The Kyrgyz president has signed a new constitution that limits his power in a bid to defuse the present political crisis.
Last month, after a week of increasingly angry opposition protests which were supported by parliament, Bakiyev was forced to sign constitutional amendments curtailing his powers and giving broader authority to parliament and the cabinet.
Kulov’s deputy, Daniyar Usenov, said that the adoption of the new constitution was “a mistake” and made it impossible for the cabinet to work with parliament.
“Bakiyev must accept our resignation and he has the right to call new elections … a new parliament needs to be elected so we can advance our reforms,” Kulov said.
Bakiyev came to power in March 2005 following opposition protests that removed ruler Askar Akayev.
He subsequently won an election but his rule has been marred by corruption, lawlessness and a weak economy.
Bakiyev has had a troubled relationship with parliament, which accused him of delaying his election promise to give broader powers to lawmakers.

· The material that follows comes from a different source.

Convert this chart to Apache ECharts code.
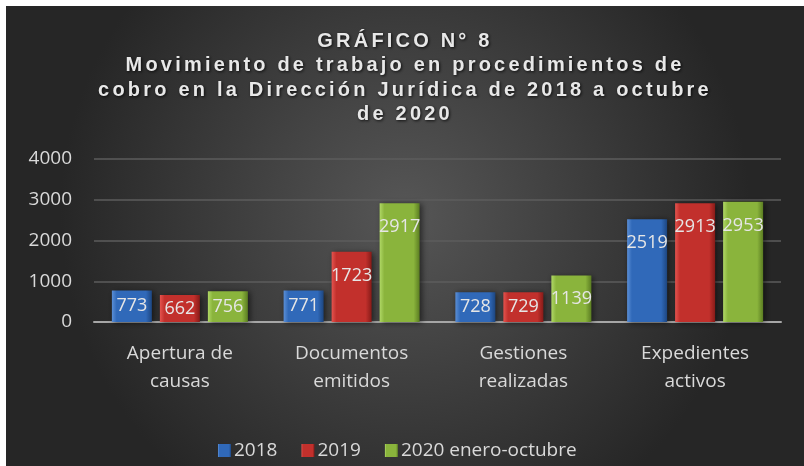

Lawmakers were gathering for an emergency meeting Tuesday afternoon.
Omurbek Tekebayev, an opposition lawmaker, told The Associated Press that the cabinet’s resignation was “unexpected” and “perhaps connected with plans to reform government,” but declined to comment on calls to dissolve parliament.
The impoverished, mountainous country of 5 million people is strategically located near China and Afghanistan and has been seen as an example of secular democracy in a region dominated by autocratic regimes and Islamic militants.